Heroes do what they do not because they want the praise, awards or spotlight, not because they are paid to do it, not because they are told to do it, but because they believe it to be the right thing to do, and know that if they don’t do it, someone else will have to be put in harms way to get the job done.

I think people refer to us as heroes collectively for a variety of reasons. Perhaps they do not fully understand what it is we do. Perhaps they feel that just because we do what we do where we do it, we qualify for the accolades. Perhaps they feel the sacrifices we make (even tho our families sacrifice far more than we do) qualify us. Perhaps it is because they appreciate people who are willing to do things that they themselves are not (As I appreciate the “grunt” soldiers who go out and do the dirty/dangerous work every day.) Perhaps they are just grateful for what we do and don’t know how else to qualify us (I’ve found that people have an innate need to label everything…) Who knows? I’m sure the reasons vary from person to person, just as I have my own definitions of what makes a hero. Whatever the reason behind it, I truly appreciate the sentiment, even if I don’t feel qualified. There are definitely true heroes in our ranks, don't get me wrong, but at least for myself, I'm pretty much just satisfied knowing that I've done the best, safest job I can. That's enough for me.

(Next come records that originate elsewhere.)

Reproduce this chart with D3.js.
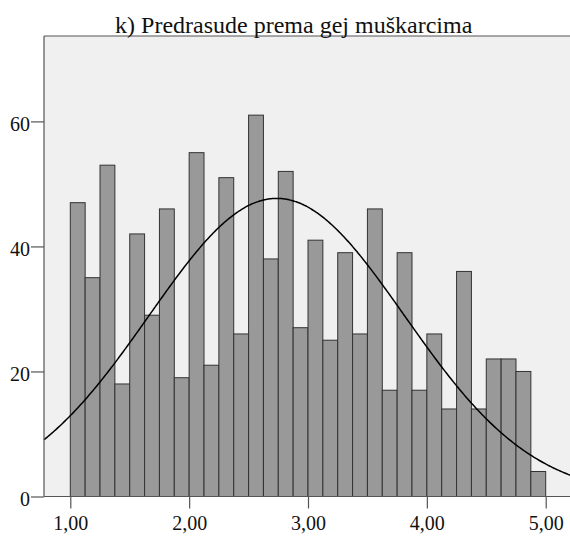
<!DOCTYPE html>
<html>
<head>
<meta charset="utf-8">
<script src="https://cdn.jsdelivr.net/npm/d3@7"></script>
<style>
  html, body { margin: 0; padding: 0; background: #ffffff; }
  svg { display: block; }
</style>
</head>
<body>
<script>
// ---- data ----
const title = "k) Predrasude prema gej muškarcima";
const binStart = 1.0;
const binWidth = 0.125;
const counts = [47, 35, 53, 18, 42, 29, 46, 19, 55, 21, 51, 26, 61, 38, 52, 27,
                41, 25, 39, 26, 46, 17, 39, 17, 26, 14, 36, 14, 22, 22, 20, 4];
const xTicks = [1, 2, 3, 4, 5];
const xTickLabels = ["1,00", "2,00", "3,00", "4,00", "5,00"];
const yTicks = [0, 20, 40, 60];
const yTickLabels = ["0", "20", "40", "60"];
// fitted normal curve parameters
const curveMean = 2.737;
const curveSD = 1.075;
const curveN = d3.sum(counts);

// ---- layout ----
const W = 570, H = 537;
const plotLeft = 44, plotRight = 572, plotTop = 36, plotBottom = 496.5;
const FONT = "'Liberation Serif'";

const svg = d3.select("body").append("svg").attr("width", W).attr("height", H);

const x = d3.scaleLinear().domain([1, 5]).range([70.3, 545.7]);
const y = d3.scaleLinear().domain([0, 60]).range([plotBottom, 121.4]);

// background
svg.append("rect")
  .attr("x", plotLeft).attr("y", plotTop)
  .attr("width", plotRight - plotLeft).attr("height", plotBottom - plotTop)
  .attr("fill", "#f0f0f0");

// bars
svg.append("g").selectAll("rect")
  .data(counts)
  .join("rect")
  .attr("x", (d, i) => x(binStart + i * binWidth))
  .attr("width", (d, i) => x(binStart + (i + 1) * binWidth) - x(binStart + i * binWidth))
  .attr("y", d => y(d))
  .attr("height", d => y(0) - y(d))
  .attr("fill", "#999999")
  .attr("stroke", "#333333")
  .attr("stroke-width", 1);

// normal curve
const xDom = [x.invert(plotLeft), x.invert(plotRight)];
const curvePts = d3.range(0, 401).map(k => {
  const xv = xDom[0] + (xDom[1] - xDom[0]) * k / 400;
  const z = (xv - curveMean) / curveSD;
  const yv = curveN * binWidth * Math.exp(-0.5 * z * z) / (curveSD * Math.sqrt(2 * Math.PI));
  return [xv, yv];
});
svg.append("path")
  .datum(curvePts)
  .attr("fill", "none")
  .attr("stroke", "#000")
  .attr("stroke-width", 1.5)
  .attr("d", d3.line().x(d => x(d[0])).y(d => y(d[1])).curve(d3.curveBasis));

// frame lines
svg.append("line").attr("x1", plotLeft).attr("x2", plotRight).attr("y1", plotTop).attr("y2", plotTop)
  .attr("stroke", "#555").attr("stroke-width", 1.2);
svg.append("line").attr("x1", plotLeft).attr("x2", plotLeft).attr("y1", plotTop).attr("y2", plotBottom)
  .attr("stroke", "#555").attr("stroke-width", 1.2);
svg.append("line").attr("x1", plotLeft).attr("x2", plotRight).attr("y1", plotBottom).attr("y2", plotBottom)
  .attr("stroke", "#555").attr("stroke-width", 1.2);

// axes
const xAxis = d3.axisBottom(x).tickValues(xTicks)
  .tickFormat((d, i) => xTickLabels[i]).tickSize(12).tickPadding(7);
const gx = svg.append("g").attr("transform", `translate(0,${plotBottom})`).call(xAxis);
gx.attr("font-family", null).attr("font-size", null);
gx.select(".domain").remove();
gx.selectAll(".tick line").attr("stroke", "#555").attr("stroke-width", 1.2);
gx.selectAll(".tick text").style("font-size", "20px").style("font-family", FONT).attr("fill", "#111");

const yAxis = d3.axisLeft(y).tickValues(yTicks)
  .tickFormat((d, i) => yTickLabels[i]).tickSize(13).tickPadding(1);
const gy = svg.append("g").attr("transform", `translate(${plotLeft},0)`).call(yAxis);
gy.attr("font-family", null).attr("font-size", null);
gy.select(".domain").remove();
gy.selectAll(".tick line").attr("stroke", "#555").attr("stroke-width", 1.2);
gy.selectAll(".tick text").style("font-size", "20px").style("font-family", FONT)
  .attr("fill", "#111").attr("dy", "0.44em");

// title
svg.append("text")
  .attr("x", 293.7).attr("y", 32.5)
  .attr("text-anchor", "middle")
  .style("font-size", "24px")
  .style("font-family", FONT)
  .attr("fill", "#111")
  .text(title);
</script>
</body>
</html>
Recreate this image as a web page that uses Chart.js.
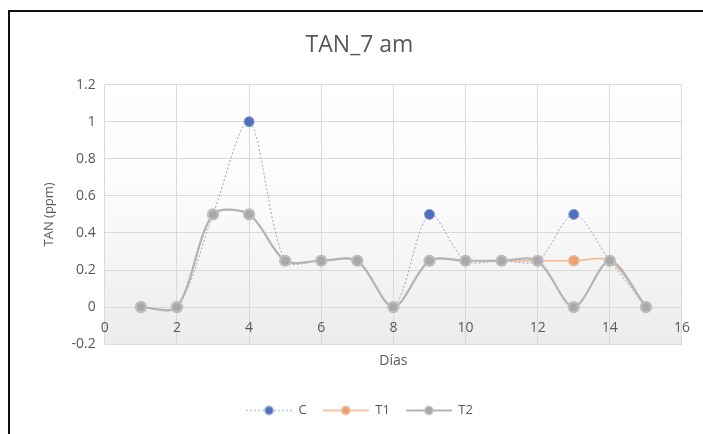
<!DOCTYPE html>
<html>
<head>
<meta charset="utf-8">
<script src="https://cdn.jsdelivr.net/npm/chart.js@4.4.1/dist/chart.umd.min.js"></script>
<style>
    body { margin: 0; background: #fff; }
    #wrap { position: relative; width: 703px; height: 434px; }
    #frame { position: absolute; left: 8px; top: 10px; right: 0; bottom: 0;
             border-top: 2px solid #111; border-left: 2px solid #111; pointer-events: none; }
</style>
</head>
<body>
<div id="wrap">
    <canvas id="chart" width="703" height="434"></canvas>
    <div id="frame"></div>
</div>
<script>
const days = [1, 2, 3, 4, 5, 6, 7, 8, 9, 10, 11, 12, 13, 14, 15];
const seriesC  = [0, 0, 0.5, 1,   0.25, 0.25, 0.25, 0, 0.5,  0.25, 0.25, 0.25, 0.5,  0.25, 0];
const seriesT1 = [0, 0, 0.5, 0.5, 0.25, 0.25, 0.25, 0, 0.25, 0.25, 0.25, 0.25, 0.25, 0.25, 0];
const seriesT2 = [0, 0, 0.5, 0.5, 0.25, 0.25, 0.25, 0, 0.25, 0.25, 0.25, 0.25, 0,    0.25, 0];
const xTicks = [0, 2, 4, 6, 8, 10, 12, 14, 16];
const yTicks = [-0.2, 0, 0.2, 0.4, 0.6, 0.8, 1, 1.2];

const TEXT = '#595959';
const GRID = '#d9d9d9';
const FONT = 'Open Sans';

const styles = [
    { line: '#8fa6d8', width: 1,   dash: [2, 2], fill: '#4f6fbf', edge: '#8a9bc8' },
    { line: '#f2b48a', width: 1.5, dash: [],     fill: '#f0a070', edge: '#e9b99a' },
    { line: '#b4b4b4', width: 2.2, dash: [],     fill: '#a8a8a8', edge: '#bdbdbd' }
];

function points(values) {
    return days.map((d, i) => ({ x: d, y: values[i] }));
}

// small "line + marker" legend icons like the spreadsheet legend
function legendIcon(s) {
    const c = document.createElement('canvas');
    c.width = 46;
    c.height = 12;
    const ctx = c.getContext('2d');
    ctx.strokeStyle = s.line;
    ctx.lineWidth = s.width;
    ctx.setLineDash(s.dash);
    ctx.beginPath();
    ctx.moveTo(0, 6);
    ctx.lineTo(46, 6);
    ctx.stroke();
    ctx.setLineDash([]);
    ctx.beginPath();
    ctx.arc(23, 6, 4, 0, Math.PI * 2);
    ctx.fillStyle = s.fill;
    ctx.fill();
    ctx.lineWidth = 1.5;
    ctx.strokeStyle = s.edge;
    ctx.stroke();
    return c;
}
const icons = styles.map(legendIcon);

// plot area shading, white on top fading to light grey
const plotShade = {
    id: 'plotShade',
    beforeDraw(chart) {
        const { ctx, chartArea: a } = chart;
        const g = ctx.createLinearGradient(0, a.top, 0, a.bottom);
        g.addColorStop(0, '#ffffff');
        g.addColorStop(0.45, '#fbfbfb');
        g.addColorStop(1, '#ececec');
        ctx.save();
        ctx.fillStyle = g;
        ctx.fillRect(a.left, a.top, a.right - a.left, a.bottom - a.top);
        ctx.restore();
    }
};

function makeDataset(label, values, s, order) {
    return {
        label: label,
        data: points(values),
        borderColor: s.line,
        borderWidth: s.width,
        borderDash: s.dash,
        pointBackgroundColor: s.fill,
        pointBorderColor: s.edge,
        order: order
    };
}

new Chart(document.getElementById('chart'), {
    type: 'line',
    data: {
        datasets: [
            makeDataset('C', seriesC, styles[0], 2),
            makeDataset('T1', seriesT1, styles[1], 1),
            makeDataset('T2', seriesT2, styles[2], 0)
        ]
    },
    options: {
        responsive: false,
        animation: false,
        layout: { padding: { left: 37, right: 21, top: 32, bottom: 7 } },
        elements: {
            line: { tension: 0.3, fill: false },
            point: { radius: 5, borderWidth: 2, pointStyle: 'circle' }
        },
        scales: {
            x: {
                type: 'linear',
                position: { y: 0 },
                min: xTicks[0],
                max: xTicks[xTicks.length - 1],
                afterBuildTicks: (s) => { s.ticks = xTicks.map(v => ({ value: v })); },
                grid: { color: GRID, drawTicks: false },
                border: { display: false },
                ticks: { color: TEXT, font: { family: FONT, size: 14 }, padding: 13 }
            },
            x2: {
                type: 'linear',
                position: 'bottom',
                min: xTicks[0],
                max: xTicks[xTicks.length - 1],
                grid: { display: false },
                border: { display: false },
                ticks: { display: false },
                title: { display: true, text: 'Días', color: TEXT, font: { family: FONT, size: 14 }, padding: { top: 0, bottom: 19 } }
            },
            y: {
                min: yTicks[0],
                max: yTicks[yTicks.length - 1],
                afterBuildTicks: (s) => { s.ticks = yTicks.map(v => ({ value: v })); },
                grid: { color: GRID, drawTicks: false },
                border: { display: false },
                ticks: {
                    color: TEXT,
                    font: { family: FONT, size: 14 },
                    padding: 9,
                    callback: (v) => String(+v.toFixed(1))
                },
                title: { display: true, text: 'TAN (ppm)', color: TEXT, font: { family: FONT, size: 13 }, padding: { top: 4, bottom: 6 } }
            }
        },
        plugins: {
            title: {
                display: true,
                text: 'TAN_7 am',
                color: TEXT,
                font: { family: FONT, size: 23, weight: 'normal' },
                padding: { top: 0, bottom: 25 }
            },
            legend: {
                position: 'bottom',
                labels: {
                    color: TEXT,
                    font: { family: FONT, size: 13 },
                    usePointStyle: true,
                    pointStyleWidth: 46,
                    boxHeight: 12,
                    padding: 16,
                    sort: (a, b) => a.datasetIndex - b.datasetIndex,
                    generateLabels: (chart) =>
                        Chart.defaults.plugins.legend.labels.generateLabels(chart).map(item => {
                            item.pointStyle = icons[item.datasetIndex];
                            return item;
                        })
                }
            },
            tooltip: { enabled: false }
        }
    },
    plugins: [plotShade]
});
</script>
</body>
</html>
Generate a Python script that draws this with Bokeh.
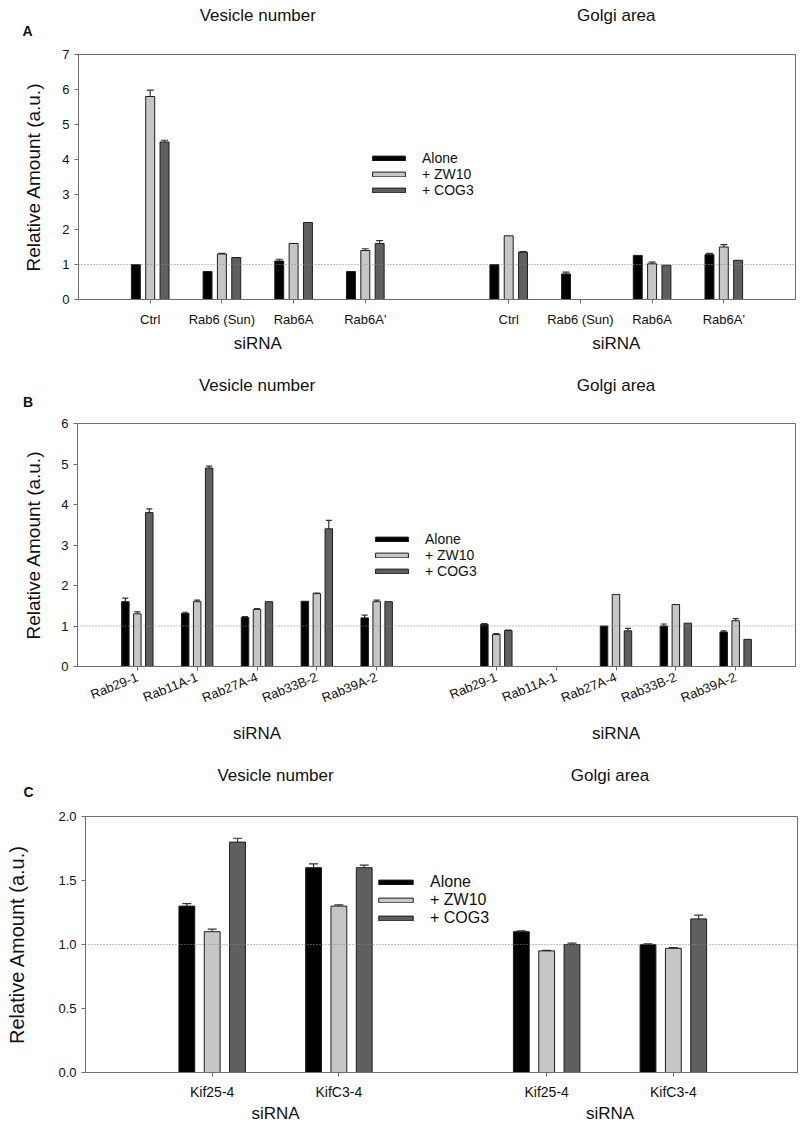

Quite honestly, I hope I never do anything to actually qualify for my own definition of a hero. There is an old saying that pilots have: “Always use your superior judgment to avoid situations in which you would have to demonstrate your superior skill.” If I ever find myself in a situation that requires heroism, something has gone severely wrong and I try my best to ensure that I avoid such situations whenever possible. Heroism is hazardous to your health, and I’ve developed a breathing habit that I’ve become rather fond of. My goal in this little adventure is not to become a “hero”, but just to return home safely to my friends and family in the same (or better) condition as I left.